The bottom plate of the movement has the FHF trademark of Fontainemelon showing that they manufactured the ébauch. It's a 10½ ligne FHF 30 movement ticking at 18,000 vph. It has a Swiss straight line lever escapement and fifteen jewels, so it is a good quality basic movement. Fontainemelon mass produced ébauches so perhaps this would have been a little cheaper than an Aegler ébauch, but similar in quality to Aegler's own 15 jewel movements. This one is marked "unadjusted", which was put onto movements to make them cheaper to import into America, adjusted movements being charged a higher rate of import duty.
This Fontainemelon movement was also used in Tudor watches, when it was called the Tudor calibre 59. There was also a centre seconds version called the 59(SC). The Fontainemelon reference for this movement was FHF 30-1. Although the Tudor version is usually described as being “based on” the Fontainemelon movement, the only modification seems to be the engraving of the Tudor name on the bridge. This was almost certainly done by Fontainemelon as the ébauche was being made, it would not be practical or cost effective to engrave onto a completed movement.

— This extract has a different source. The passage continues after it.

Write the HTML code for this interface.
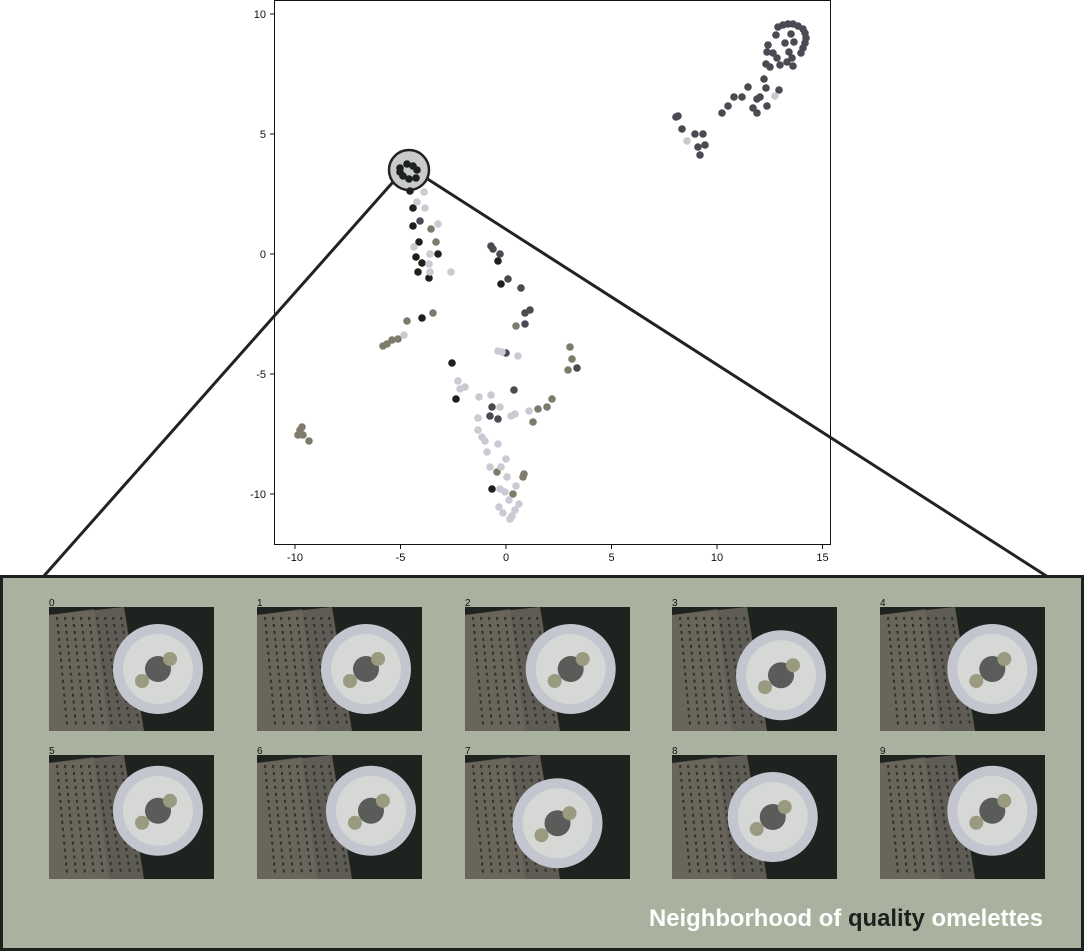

The case of this Oyster watch is made from the "Snowite" injection moulding zinc alloy. This is a very poor quality material and, although it is chrome plated, the back very heavily pitted on the outside. I don't have the other parts of the case so I don't know how well they survived; the case back was against the wrist and some people's perspiration can cause corrosion damage, even on some grades of stainless steel. This case is particularly bad.
Later watches with Snowite front parts to their cases have stainless steel backs to avoid this. However, even the front parts of Snowite cases can suffer from heavy corrosion. It is not a good material.